In those portions of East Prussia which Russia proposes to keep because of their strategic importance — Königsberg and its adjacent regions — as well as in the part of that former Junker stronghold which is given to the Poles, the process of breaking up great landed estates and distributing them in small farm holdings to the peasantry is being pushed rapidly to completion. The same procedure is being applied to Poland’s new territories to the west — in Silesia and Pomerania.
If Poland continues to be a main preoccupation of Russia’s policy-makers, that does not diminish their activities in other directions. The ceding of Ruthenia, the extreme eastern end of Czechoslovakia, to the Ukrainian Republic illustrates Russian procedures.
The overwhelming majority of the population of Ruthenia are Ukrainians. To reunite them with the newly created Russian Ukrainian Republic next door, it became necessary to apply pressure on the Czechs — who naturally would prefer to retain their pre-war federation intact.
By one of those strange “coincidences” which occur frequently in Eastern Europe when issues of policy are involved, the agitation of the Ruthenians for reunion with their adjacent Ukrainian brethren under Russian sovereignty began at precisely the moment the leaders of Russian-sponsored Poland decided to demand annexation of the Czech-controlled regions of Teschen, which are valuable because of their lignite mines. Prague’s quid pro quo for ceding Ruthenia to the Russian Ukrainian Republic is a Russian veto on the Polish claims to Teschen.
Russia and Turkey
This sort of byplay in Eastern Europe is completely overshadowed by the opening of the long-expected diplomatic tussle for control of the Dardanelles. The Russian proposals to Turkey have implications of a far wider nature than one might suppose. They include suggestions for return to Russia of two border areas in Eastern Turkey (which Russia ceded in 1921) and proposals regarding the Dardanelles which make it clear that Russia has resumed her centuryold policy of seeking unimpeded passage from the Black Sea to the Mediterranean.
It would be a mistake to imagine that this move is merely the resurrection of one of the oldest disputes known to diplomacy. While British policy in the Eastern Mediterranean and Middle East revolves as usual around the issue of communications to India, and while the Turks strive to repeat their customary tactics of playing one great power against another, the realities of the present situation are by no means fully represented in precedents.

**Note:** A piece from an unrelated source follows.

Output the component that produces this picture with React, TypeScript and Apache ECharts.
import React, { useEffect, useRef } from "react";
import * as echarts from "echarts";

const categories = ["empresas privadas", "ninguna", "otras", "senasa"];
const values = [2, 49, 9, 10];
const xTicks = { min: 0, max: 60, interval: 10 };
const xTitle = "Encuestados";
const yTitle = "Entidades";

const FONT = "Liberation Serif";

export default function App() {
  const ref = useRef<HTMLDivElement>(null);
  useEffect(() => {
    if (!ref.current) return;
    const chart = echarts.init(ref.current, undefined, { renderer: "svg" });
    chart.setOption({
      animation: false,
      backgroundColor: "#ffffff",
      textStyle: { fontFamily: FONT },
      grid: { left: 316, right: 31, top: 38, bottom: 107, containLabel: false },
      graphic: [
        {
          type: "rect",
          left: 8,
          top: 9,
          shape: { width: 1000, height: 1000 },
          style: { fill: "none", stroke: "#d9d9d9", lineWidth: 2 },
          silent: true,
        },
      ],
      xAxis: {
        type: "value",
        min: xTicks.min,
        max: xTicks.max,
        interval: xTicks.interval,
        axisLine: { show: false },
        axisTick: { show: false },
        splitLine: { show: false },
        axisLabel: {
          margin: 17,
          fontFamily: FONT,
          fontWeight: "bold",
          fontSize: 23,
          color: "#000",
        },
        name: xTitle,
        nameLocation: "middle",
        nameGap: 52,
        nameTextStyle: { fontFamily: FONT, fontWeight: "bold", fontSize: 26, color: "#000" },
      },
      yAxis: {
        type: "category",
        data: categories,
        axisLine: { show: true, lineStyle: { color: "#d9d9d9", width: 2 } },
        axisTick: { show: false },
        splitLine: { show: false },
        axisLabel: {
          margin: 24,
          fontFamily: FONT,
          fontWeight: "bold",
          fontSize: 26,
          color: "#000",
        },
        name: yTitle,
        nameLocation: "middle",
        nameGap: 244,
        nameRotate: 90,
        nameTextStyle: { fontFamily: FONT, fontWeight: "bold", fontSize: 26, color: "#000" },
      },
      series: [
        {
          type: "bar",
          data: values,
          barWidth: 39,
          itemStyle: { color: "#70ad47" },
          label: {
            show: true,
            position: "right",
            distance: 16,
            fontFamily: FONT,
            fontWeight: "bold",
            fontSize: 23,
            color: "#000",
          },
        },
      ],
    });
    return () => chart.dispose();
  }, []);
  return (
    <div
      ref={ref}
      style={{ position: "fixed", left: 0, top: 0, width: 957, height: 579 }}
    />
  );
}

Russia is now the complete master not only of the Black Sea but of most of the Balkans. Italy’s power in the Eastern Mediterranean has been extinguished. France, which has an alliance with Russia, is weak; and her influence in the Levant States is consequently being jeopardized by the British and Arabs. The Arab League has bowed onto the stage in the Middle East. At the same time, American economic interests in that region — particularly in oil — have become important.

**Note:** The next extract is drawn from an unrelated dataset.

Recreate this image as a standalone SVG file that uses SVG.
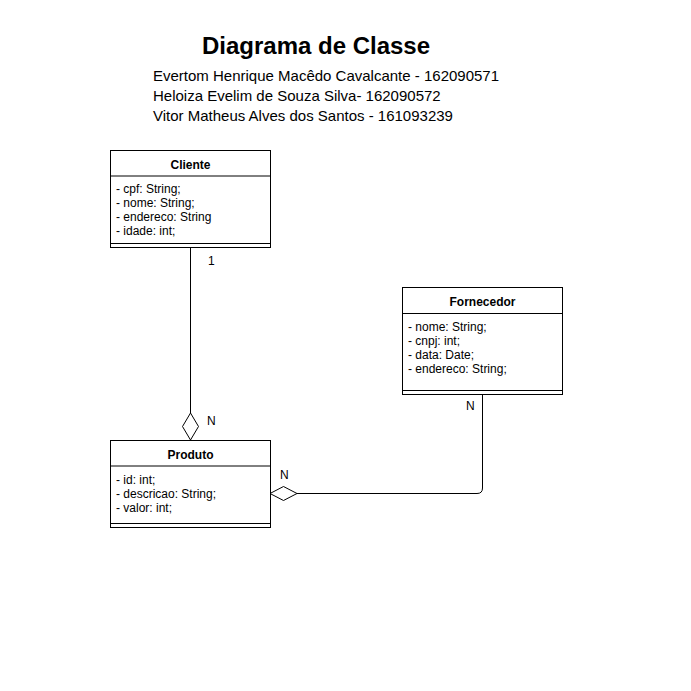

Russia reopens the question of the Straits not merely to hasten a new understanding with the Turks which will be more in accord with the present realities of Russian power. Her move serves notice upon Russia’s war partners, especially upon Britain, that decisions affecting the destinies of the Near East cannot be taken without her. It signals also a major setback for Britain’s policy in that part of the world.
The small border districts of Eastern Turkey, whose return to Russian sovereignty is one of the conditions laid down by Moscow for a new treaty of friendship, control the highly strategic northeast land gate from the Russian Caucasus into the Middle East. Drastic revision of arrangements governing the use of the Dardanelles by Russia is inevitable, given Russia’s power in both the Black Sea and the Balkans. Large Russian armies in the Eastern Balkans and Georgia point up that fact. The British themselves show their recognition of the shift in the power setup by their rush to establish air bases in the Greek-owned Aegean islands flanking the Straits.
Whose Middle East?
The freshening of the dispute between Turkey and Russia over the future of the Straits is also a setback to Britain’s expectations in the bitter quarrel over the Levant States which engages her and France. French efforts to bring about a five-power conference for settlement of this wrangle were snubbed first by London and then by Washington.

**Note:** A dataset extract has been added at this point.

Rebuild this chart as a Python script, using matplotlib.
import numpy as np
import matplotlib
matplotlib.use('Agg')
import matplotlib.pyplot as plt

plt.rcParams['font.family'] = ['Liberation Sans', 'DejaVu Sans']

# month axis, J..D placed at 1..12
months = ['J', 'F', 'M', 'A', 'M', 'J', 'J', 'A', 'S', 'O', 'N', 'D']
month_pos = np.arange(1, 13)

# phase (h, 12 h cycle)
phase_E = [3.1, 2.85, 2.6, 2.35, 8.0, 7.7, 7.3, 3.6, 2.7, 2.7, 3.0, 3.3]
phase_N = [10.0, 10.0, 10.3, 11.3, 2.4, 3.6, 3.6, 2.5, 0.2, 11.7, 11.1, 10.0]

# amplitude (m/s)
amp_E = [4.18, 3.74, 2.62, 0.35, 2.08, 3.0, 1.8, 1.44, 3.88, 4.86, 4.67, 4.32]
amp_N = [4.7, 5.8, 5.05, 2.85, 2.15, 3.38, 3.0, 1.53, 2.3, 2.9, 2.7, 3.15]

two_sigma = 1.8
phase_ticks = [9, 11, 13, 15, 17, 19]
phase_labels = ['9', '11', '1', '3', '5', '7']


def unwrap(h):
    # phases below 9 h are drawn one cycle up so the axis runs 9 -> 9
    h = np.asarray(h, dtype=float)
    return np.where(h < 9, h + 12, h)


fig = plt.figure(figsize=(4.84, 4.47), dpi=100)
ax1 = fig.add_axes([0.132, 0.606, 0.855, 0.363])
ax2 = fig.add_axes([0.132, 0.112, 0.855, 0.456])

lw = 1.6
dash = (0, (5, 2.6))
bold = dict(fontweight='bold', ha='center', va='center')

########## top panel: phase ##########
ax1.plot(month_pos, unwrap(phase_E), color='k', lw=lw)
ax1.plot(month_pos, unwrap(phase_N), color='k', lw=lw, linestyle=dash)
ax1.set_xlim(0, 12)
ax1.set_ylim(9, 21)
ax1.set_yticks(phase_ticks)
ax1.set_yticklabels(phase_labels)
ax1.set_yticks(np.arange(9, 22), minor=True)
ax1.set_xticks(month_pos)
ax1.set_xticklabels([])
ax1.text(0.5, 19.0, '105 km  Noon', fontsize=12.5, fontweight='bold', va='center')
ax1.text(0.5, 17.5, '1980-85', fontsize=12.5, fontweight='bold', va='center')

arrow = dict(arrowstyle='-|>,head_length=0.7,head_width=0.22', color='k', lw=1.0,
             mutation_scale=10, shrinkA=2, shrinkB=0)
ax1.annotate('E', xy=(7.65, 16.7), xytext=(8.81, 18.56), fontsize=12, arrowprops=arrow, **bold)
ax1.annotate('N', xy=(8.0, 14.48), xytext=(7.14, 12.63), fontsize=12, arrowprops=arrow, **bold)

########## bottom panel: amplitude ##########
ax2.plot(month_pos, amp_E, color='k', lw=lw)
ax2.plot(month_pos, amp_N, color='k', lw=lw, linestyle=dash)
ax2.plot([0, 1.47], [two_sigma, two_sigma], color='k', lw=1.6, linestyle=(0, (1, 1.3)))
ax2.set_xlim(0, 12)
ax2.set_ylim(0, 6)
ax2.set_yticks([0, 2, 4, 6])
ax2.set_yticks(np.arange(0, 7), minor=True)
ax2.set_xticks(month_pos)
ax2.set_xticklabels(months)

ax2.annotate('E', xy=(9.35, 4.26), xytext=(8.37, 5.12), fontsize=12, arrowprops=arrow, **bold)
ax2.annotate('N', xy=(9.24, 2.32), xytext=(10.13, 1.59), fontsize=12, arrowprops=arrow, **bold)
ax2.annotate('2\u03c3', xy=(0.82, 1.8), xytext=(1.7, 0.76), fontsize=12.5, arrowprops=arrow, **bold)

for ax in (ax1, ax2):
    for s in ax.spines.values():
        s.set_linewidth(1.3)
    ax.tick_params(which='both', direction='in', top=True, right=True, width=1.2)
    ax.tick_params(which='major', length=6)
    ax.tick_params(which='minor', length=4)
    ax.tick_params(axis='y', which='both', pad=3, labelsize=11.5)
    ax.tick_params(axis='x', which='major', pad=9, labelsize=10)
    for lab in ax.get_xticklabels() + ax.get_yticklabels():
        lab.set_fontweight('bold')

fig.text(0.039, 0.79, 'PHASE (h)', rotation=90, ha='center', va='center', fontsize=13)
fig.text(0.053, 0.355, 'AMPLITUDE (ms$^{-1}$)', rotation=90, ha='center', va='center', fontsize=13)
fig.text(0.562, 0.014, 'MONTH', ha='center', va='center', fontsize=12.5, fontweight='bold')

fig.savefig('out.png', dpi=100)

One explanation issued from London for this rebuff to Paris was that such a conference would bring in Russia, which has no stake in the affected area. This point was carefully reinforced by explanations that the only concern Britain has in the Levant is with her supply and communications lines for the Pacific war — in which Russia of course is not engaged.
Imperturbable Moscow blandly rejected this attempt at the diplomatic brush-off. First, in an official statement, Russia suggested that the quarrel in the Levant was a matter which should be adjusted through an inclusive conference in the spirit of San Francisco. When this hint bounced off the tough armor of British diplomacy, the Russians moved more aggressively.
Into the highly charged atmosphere of the meeting of the Arab League at Cairo, early in June, stepped the Russian Minister to Egypt. The Arab leaders were informed pleasantly that Russia’s attitude toward the question of the independence of the Arab States and the problem of the Levant should be kept in mind.
With respect to the first question, Russia had already defined her views at San Francisco: she favors the complete independence of all colonial peoples, without any strings of special privilege or treaty reservations whatsoever. To this welcome doctrine the Arab leaders would scarcely offer objection.
As for the second question, the Russian Minister to Egypt seems to have made it clear that, so long as any custodial power retains rights safeguarded by treaty in the states of the Middle East, —such as those retained by Great Britain in treaties with Iraq, Transjordania, Palestine, and Egypt, — Russia is indisposed to agree that the special rights of France in the Levant, represented by the fact of a League of Nations mandate, can be extinguished by use of British or Arab armed force.
What effects this warning had on Arab statesmen can be inferred from the hasty winding up of their conference and a noticeable diminution of their threats.